» Your objective:
Return the lines that follow, exactly as they appear, from the first through the one containing "const GCP_HI = [348, 359, 353];"; no pictures are to be included.

» Supplied data:
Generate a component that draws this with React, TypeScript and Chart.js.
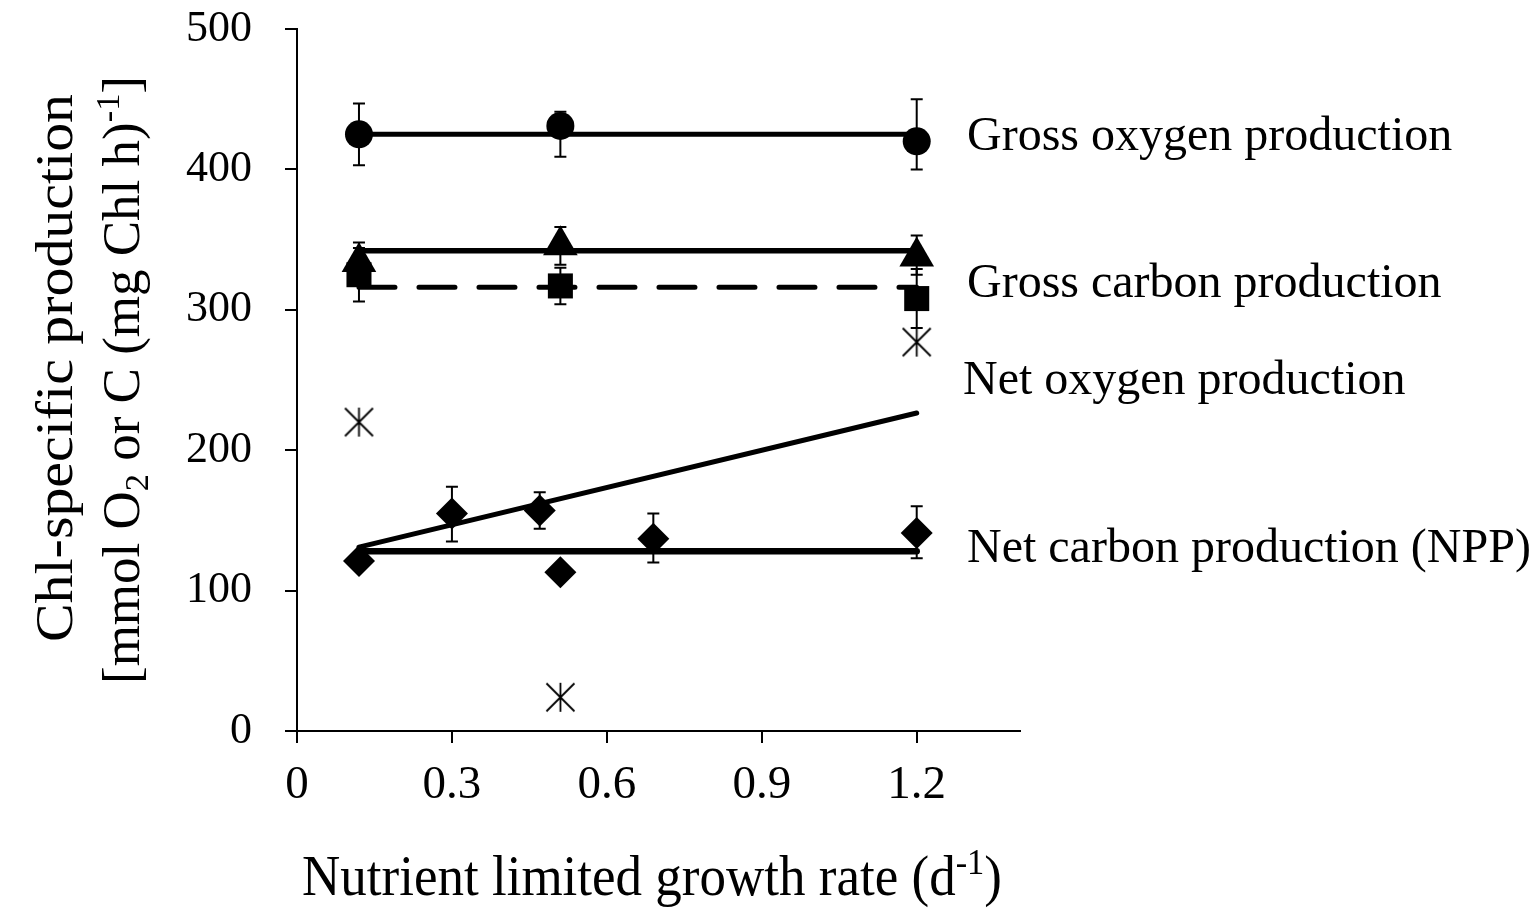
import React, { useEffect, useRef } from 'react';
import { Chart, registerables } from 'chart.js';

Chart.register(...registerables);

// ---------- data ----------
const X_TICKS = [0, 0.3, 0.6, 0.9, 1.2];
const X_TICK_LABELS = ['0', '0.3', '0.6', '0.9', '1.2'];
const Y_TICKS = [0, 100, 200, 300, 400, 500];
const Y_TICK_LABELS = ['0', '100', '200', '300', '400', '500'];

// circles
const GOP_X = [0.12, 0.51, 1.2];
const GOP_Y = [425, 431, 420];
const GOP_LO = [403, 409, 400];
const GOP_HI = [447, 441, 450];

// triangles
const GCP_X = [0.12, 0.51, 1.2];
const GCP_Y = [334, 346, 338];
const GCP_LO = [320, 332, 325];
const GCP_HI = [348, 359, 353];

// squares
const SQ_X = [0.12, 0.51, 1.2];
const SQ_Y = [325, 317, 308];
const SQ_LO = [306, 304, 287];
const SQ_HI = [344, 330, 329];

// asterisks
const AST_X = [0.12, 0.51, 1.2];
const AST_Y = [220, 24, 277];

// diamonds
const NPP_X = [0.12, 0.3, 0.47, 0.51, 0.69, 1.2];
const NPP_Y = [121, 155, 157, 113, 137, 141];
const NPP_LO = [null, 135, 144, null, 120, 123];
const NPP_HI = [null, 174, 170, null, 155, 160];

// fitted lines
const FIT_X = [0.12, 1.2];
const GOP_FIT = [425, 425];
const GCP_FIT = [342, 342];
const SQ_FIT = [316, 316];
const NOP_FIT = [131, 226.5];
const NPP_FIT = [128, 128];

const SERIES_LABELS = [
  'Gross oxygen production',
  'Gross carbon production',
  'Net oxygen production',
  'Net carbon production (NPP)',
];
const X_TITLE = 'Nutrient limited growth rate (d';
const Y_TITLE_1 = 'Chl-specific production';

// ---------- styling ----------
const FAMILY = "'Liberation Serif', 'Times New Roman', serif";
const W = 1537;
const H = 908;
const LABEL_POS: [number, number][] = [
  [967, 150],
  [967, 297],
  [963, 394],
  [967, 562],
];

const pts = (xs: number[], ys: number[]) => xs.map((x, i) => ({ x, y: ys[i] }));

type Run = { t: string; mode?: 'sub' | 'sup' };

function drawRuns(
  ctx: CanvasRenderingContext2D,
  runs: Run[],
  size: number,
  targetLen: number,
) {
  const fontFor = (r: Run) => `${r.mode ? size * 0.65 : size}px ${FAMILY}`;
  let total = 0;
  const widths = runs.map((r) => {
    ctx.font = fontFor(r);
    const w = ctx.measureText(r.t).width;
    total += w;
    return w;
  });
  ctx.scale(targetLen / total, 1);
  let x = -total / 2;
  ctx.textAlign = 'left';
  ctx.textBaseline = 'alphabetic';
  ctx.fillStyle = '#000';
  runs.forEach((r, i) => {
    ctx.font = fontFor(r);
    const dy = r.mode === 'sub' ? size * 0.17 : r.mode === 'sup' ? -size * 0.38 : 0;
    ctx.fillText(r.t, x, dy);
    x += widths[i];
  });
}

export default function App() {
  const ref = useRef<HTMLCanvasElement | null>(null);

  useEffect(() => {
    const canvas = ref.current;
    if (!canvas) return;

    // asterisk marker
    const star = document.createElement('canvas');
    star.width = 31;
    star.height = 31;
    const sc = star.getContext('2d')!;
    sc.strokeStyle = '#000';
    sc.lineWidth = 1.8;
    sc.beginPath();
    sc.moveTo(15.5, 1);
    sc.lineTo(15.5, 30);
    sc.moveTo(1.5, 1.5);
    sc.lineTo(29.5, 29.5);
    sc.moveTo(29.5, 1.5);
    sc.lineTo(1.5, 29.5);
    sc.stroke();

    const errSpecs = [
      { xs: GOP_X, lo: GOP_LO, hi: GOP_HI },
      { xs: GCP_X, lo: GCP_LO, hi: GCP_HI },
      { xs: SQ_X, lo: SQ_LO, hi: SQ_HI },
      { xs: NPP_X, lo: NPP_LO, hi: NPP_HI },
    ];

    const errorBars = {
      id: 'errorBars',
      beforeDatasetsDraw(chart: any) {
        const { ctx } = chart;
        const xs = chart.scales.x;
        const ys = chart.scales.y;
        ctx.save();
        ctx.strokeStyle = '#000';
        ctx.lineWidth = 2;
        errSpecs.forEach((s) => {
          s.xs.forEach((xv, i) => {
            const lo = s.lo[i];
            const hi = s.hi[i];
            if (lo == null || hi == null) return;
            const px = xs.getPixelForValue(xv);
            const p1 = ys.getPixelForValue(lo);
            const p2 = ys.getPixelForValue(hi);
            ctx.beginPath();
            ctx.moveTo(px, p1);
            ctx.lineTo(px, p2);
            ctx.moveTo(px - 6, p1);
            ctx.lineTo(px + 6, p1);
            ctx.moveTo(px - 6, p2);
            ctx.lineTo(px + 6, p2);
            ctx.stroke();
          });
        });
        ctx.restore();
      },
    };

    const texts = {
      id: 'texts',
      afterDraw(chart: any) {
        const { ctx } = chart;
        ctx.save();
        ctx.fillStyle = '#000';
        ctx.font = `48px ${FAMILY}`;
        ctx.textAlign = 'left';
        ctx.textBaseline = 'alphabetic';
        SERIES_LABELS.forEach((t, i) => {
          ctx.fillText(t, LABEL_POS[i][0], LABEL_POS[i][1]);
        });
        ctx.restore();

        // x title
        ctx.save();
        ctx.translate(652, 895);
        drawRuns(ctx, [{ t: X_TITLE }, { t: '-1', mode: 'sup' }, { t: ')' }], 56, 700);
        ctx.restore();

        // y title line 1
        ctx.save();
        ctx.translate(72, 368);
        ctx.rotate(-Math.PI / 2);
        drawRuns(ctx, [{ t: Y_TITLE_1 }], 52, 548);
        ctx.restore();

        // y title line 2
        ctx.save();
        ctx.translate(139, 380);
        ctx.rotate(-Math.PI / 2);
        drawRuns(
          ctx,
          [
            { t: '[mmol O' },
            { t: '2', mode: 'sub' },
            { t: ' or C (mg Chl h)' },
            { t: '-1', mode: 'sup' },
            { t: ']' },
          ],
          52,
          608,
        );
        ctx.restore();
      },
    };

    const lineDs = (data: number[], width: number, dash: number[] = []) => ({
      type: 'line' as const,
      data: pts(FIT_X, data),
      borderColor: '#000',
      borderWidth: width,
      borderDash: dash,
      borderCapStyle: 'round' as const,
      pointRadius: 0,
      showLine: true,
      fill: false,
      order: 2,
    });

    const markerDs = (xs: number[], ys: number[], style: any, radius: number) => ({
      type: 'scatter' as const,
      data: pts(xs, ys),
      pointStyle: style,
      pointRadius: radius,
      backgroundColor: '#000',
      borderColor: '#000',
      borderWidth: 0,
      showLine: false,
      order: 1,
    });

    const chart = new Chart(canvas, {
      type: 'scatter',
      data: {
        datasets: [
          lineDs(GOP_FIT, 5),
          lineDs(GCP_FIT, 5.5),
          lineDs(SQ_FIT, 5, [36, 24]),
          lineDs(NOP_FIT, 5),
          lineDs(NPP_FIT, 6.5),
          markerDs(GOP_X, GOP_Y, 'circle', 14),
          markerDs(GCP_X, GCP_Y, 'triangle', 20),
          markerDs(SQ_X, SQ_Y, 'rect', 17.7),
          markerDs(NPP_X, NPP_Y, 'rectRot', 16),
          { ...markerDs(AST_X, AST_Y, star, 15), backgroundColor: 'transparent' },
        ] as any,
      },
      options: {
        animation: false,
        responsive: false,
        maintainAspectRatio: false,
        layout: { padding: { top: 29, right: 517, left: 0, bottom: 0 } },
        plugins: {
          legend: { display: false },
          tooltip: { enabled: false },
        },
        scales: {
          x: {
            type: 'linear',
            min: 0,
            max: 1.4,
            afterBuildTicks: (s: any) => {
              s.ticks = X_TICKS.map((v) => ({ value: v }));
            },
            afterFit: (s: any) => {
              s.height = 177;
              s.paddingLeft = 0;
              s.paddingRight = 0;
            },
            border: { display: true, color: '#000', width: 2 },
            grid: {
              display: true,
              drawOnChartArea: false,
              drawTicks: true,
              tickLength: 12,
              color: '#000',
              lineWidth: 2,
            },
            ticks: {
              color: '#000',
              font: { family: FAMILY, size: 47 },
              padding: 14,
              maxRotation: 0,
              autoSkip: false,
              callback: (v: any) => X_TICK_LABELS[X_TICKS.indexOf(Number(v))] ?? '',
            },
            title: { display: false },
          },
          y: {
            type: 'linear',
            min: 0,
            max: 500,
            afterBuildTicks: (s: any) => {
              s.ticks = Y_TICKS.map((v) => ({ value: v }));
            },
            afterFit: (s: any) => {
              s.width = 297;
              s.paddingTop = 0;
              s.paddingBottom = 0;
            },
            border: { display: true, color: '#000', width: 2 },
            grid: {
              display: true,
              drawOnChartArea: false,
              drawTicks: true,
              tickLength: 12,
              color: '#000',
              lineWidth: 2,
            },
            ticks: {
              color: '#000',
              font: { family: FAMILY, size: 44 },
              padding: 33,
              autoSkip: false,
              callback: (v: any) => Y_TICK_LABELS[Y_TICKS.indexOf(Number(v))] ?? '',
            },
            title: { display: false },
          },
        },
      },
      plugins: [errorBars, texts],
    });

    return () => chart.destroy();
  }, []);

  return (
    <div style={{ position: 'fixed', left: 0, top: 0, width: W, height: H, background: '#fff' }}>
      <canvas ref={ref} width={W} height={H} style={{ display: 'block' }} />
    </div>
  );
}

» Exercise answer:
Generate a component that draws this with React, TypeScript and Chart.js.
import React, { useEffect, useRef } from 'react';
import { Chart, registerables } from 'chart.js';

Chart.register(...registerables);

// ---------- data ----------
const X_TICKS = [0, 0.3, 0.6, 0.9, 1.2];
const X_TICK_LABELS = ['0', '0.3', '0.6', '0.9', '1.2'];
const Y_TICKS = [0, 100, 200, 300, 400, 500];
const Y_TICK_LABELS = ['0', '100', '200', '300', '400', '500'];

// circles
const GOP_X = [0.12, 0.51, 1.2];
const GOP_Y = [425, 431, 420];
const GOP_LO = [403, 409, 400];
const GOP_HI = [447, 441, 450];

// triangles
const GCP_X = [0.12, 0.51, 1.2];
const GCP_Y = [334, 346, 338];
const GCP_LO = [320, 332, 325];
const GCP_HI = [348, 359, 353];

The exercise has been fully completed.